Trading for the year ended 31 December 2016 has been in line with market expectations. Total revenue for the year is expected to be £3.3 million (2015: £3.0 million) and the Company has continued to experience strong growth in transactions, delivering an increase in payment transaction values processed to £83 million during the year (2015: £65 million).

This was achieved whilst maintaining high payment success rates and low fraud levels which is expected to improve gross margins during the year. The Company has also delivered further year on year reductions in administrative expenses.

The Company’s cash position at 31 December 2016 remained consistent with the prior year at £3.5m (£3.5m as at 31 December 2015).

Seamus Keating, Chairman of Mi-Pay Group plc, commented: “2016 has seen another year of progress for Mi-Pay and we are very pleased that we have delivered a significant increase in transactions processed with our continued investments in payment fraud, cyber security and payment services technologies driving improved efficiency across the Group.”

Zeus Capital Said:

Mi-Pay has released an encouraging trading statement this morning confirming FY16 revenue will be in line with ZC estimates at £3.3m (FY15: £3.0m). The yoy growth of 10% is ahead of the 5.7% reported in the interim results in late September 2016. The improvement in revenue has been driven by a c. 28% increase in transaction values processed that reached £83.0m, up from £65.0m in FY15. The net cash position of £3.5m is in line with the previous year and ahead of our £3.0m forecast. We view this positively as it provides increasing confidence that the business has the necessary cash resources to fund its self through to profitability. FY16 results, scheduled to be released on the 5th April, will provide more detail as to the underlying make-up of the performance. The group remains will positioned to deliver on its strategy and today’s statement provides confidence that our challenging growth assumption in FY17 can be met should growth in Asia come through strongly.

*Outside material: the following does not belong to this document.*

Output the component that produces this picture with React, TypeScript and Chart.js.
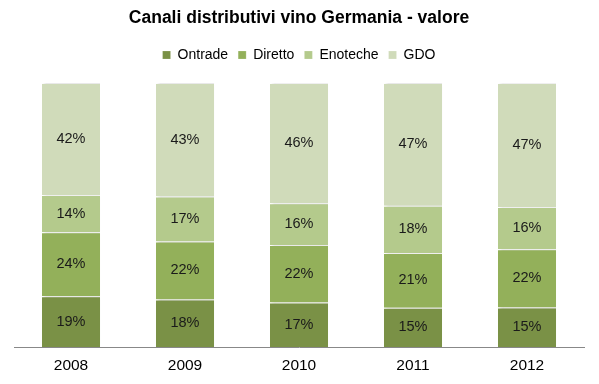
import React, { useEffect, useRef } from "react";
import { Chart, registerables } from "chart.js";

Chart.register(...registerables);

const categories = ["2008", "2009", "2010", "2011", "2012"];
const ontrade = [19, 18, 17, 15, 15];
const diretto = [24, 22, 22, 21, 22];
const enoteche = [14, 17, 16, 18, 16];
const gdo = [42, 43, 46, 47, 47];
const seriesNames = ["Ontrade", "Diretto", "Enoteche", "GDO"];
const seriesColors = ["#7A9146", "#93B05A", "#B4CA8C", "#D0DBBA"];

const FONT = "'Liberation Sans', Arial, sans-serif";

export default function App() {
  const ref = useRef<HTMLCanvasElement | null>(null);
  useEffect(() => {
    const raw = [ontrade, diretto, enoteche, gdo];
    const totals = categories.map((_, i) => raw.reduce((s, a) => s + a[i], 0));
    const legendGap = {
      id: "legendGap",
      beforeInit(chart: any) {
        const lg = chart.legend;
        if (!lg) return;
        const orig = lg.fit;
        lg.fit = function () {
          orig.call(this);
          this.height += 11;
        };
      },
    };
    const shadowPlugin = {
      id: "barShadow",
      beforeDatasetsDraw(chart: any) {
        const ctx = chart.ctx;
        ctx.save();
        ctx.shadowColor = "rgba(0,0,0,0.22)";
        ctx.shadowBlur = 3;
        ctx.shadowOffsetX = 2;
        ctx.shadowOffsetY = 0;
      },
      afterDatasetsDraw(chart: any) {
        chart.ctx.restore();
      },
    };
    const labelPlugin = {
      id: "segLabels",
      afterDatasetsDraw(chart: any) {
        const ctx = chart.ctx;
        ctx.save();
        ctx.shadowColor = "transparent";
        ctx.font = `14.5px ${FONT}`;
        ctx.fillStyle = "#1a1a1a";
        ctx.textAlign = "center";
        ctx.textBaseline = "middle";
        chart.data.datasets.forEach((ds: any, di: number) => {
          const meta = chart.getDatasetMeta(di);
          meta.data.forEach((el: any, i: number) => {
            const y = (el.y + el.base) / 2;
            ctx.fillText(`${ds.rawValues[i]}%`, el.x, y);
          });
        });
        ctx.restore();
      },
    };
    const chart = new Chart(ref.current!, {
      type: "bar",
      data: {
        labels: categories,
        datasets: raw.map((arr, k) => ({
          label: seriesNames[k],
          data: arr.map((v, i) => (v / totals[i]) * 100),
          rawValues: arr,
          backgroundColor: seriesColors[k],
          borderColor: "rgba(255,255,255,0.75)",
          borderWidth: { top: 1, bottom: 0, left: 0, right: 0 },
          borderSkipped: false,
          barPercentage: 0.51,
          categoryPercentage: 1,
        })) as any,
      },
      options: {
        animation: false,
        responsive: false,
        layout: { padding: { left: 14, right: 15, top: 0, bottom: 8.4 } },
        plugins: {
          title: {
            display: true,
            text: "Canali distributivi vino Germania - valore",
            color: "#000",
            font: { family: FONT, size: 17.5, weight: "bold" },
            padding: { top: 8, bottom: 9 },
          },
          legend: {
            display: true,
            labels: {
              boxWidth: 8,
              boxHeight: 8,
              color: "#000",
              font: { family: FONT, size: 14 },
              padding: 10,
            },
          },
          tooltip: { enabled: false },
        },
        scales: {
          x: {
            stacked: true,
            grid: { display: false },
            border: { color: "#888", width: 1 },
            ticks: { color: "#000", font: { family: FONT, size: 15.5 }, padding: 1 },
          },
          y: {
            stacked: true,
            display: false,
            min: 0,
            max: 100,
          },
        },
      },
      plugins: [legendGap, shadowPlugin, labelPlugin],
    });
    return () => chart.destroy();
  }, []);
  return (
    <div style={{ position: "absolute", left: 0, top: 0, width: 599, height: 384, background: "#fff" }}>
      <canvas ref={ref} width={599} height={384} />
    </div>
  );
}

FY16 has been another year of progress – Revenue of £3.3m is in line with our forecasts and shows good growth, c.10%, yoy as transaction values increased significantly from £64.7m to £83.4m. It would appear that the performance in H216 built on the progress made at the HY when the value of total transactions processed saw significant growth compared to H1 2015, up 34% to £39m (HY15: £29m). This drove a 5.7% increase in revenue to £1.6m (HY15: £1.5m) and, due to the restructuring of a key client’s contract, led to a 33.5% increase in gross profit to £0.98m (HY15: £0.74m). This was driven by a 13 percentage point improvement in gross margins from 49% in H1 2015 to 62% in H1 2016. The FY16 forecasts assumes a 60% gross margin which from today’s statement we remain confident the business can achieve.

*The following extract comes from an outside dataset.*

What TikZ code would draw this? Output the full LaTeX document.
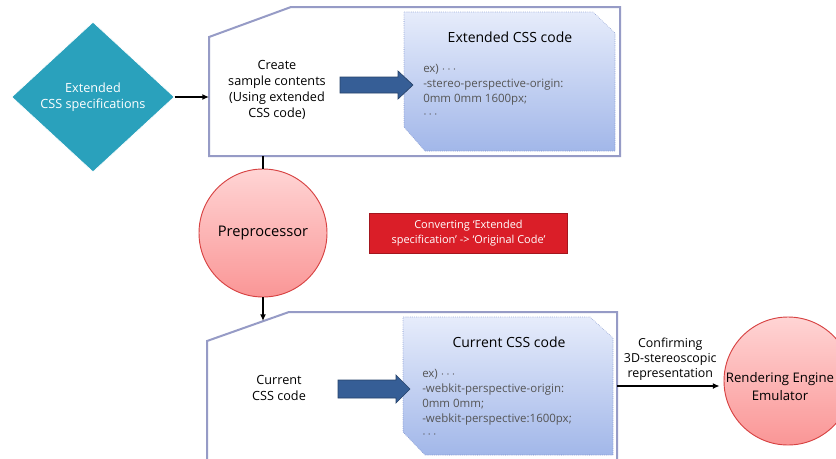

Forecasts – Forecasts were unchanged at the time of the interim results, having been updated at the time of the trading statement (3rd August). The performance throughout the year would appear to show that the operational improvements made by the management team have continued to have the required effect. FY17 forecasts are challenging assuming a significant 30% step up in revenue. We expect demand to start growing in the Philippines which will help to drive top line growth, should this not happen forecasts will prove difficult to meet. We expect operating expenses and cash requirements to continue to exhibit improving trends through the forecast period. We forecast c.25% growth in gross profit in FY17.

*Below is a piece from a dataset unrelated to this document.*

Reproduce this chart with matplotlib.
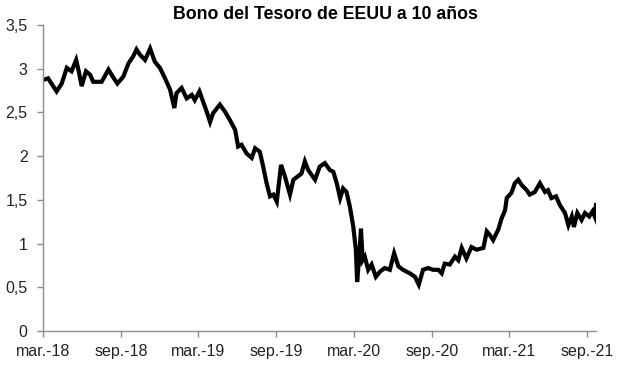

Outlook – There has been significant progress made to date to meet the company’s short term objective of being cash generative. Becoming the first provider to deliver Amazon Payments as a Mobile Wallet payment solution to the Mobile Operator community is evidence of some of the significant operational progress made. Having proven the business model over the last 18 months the management team must now execute on ambitious growth plans. Asia remains key to achieving this and any indication that growth in the Philippines is starting to come through would be taken well positively.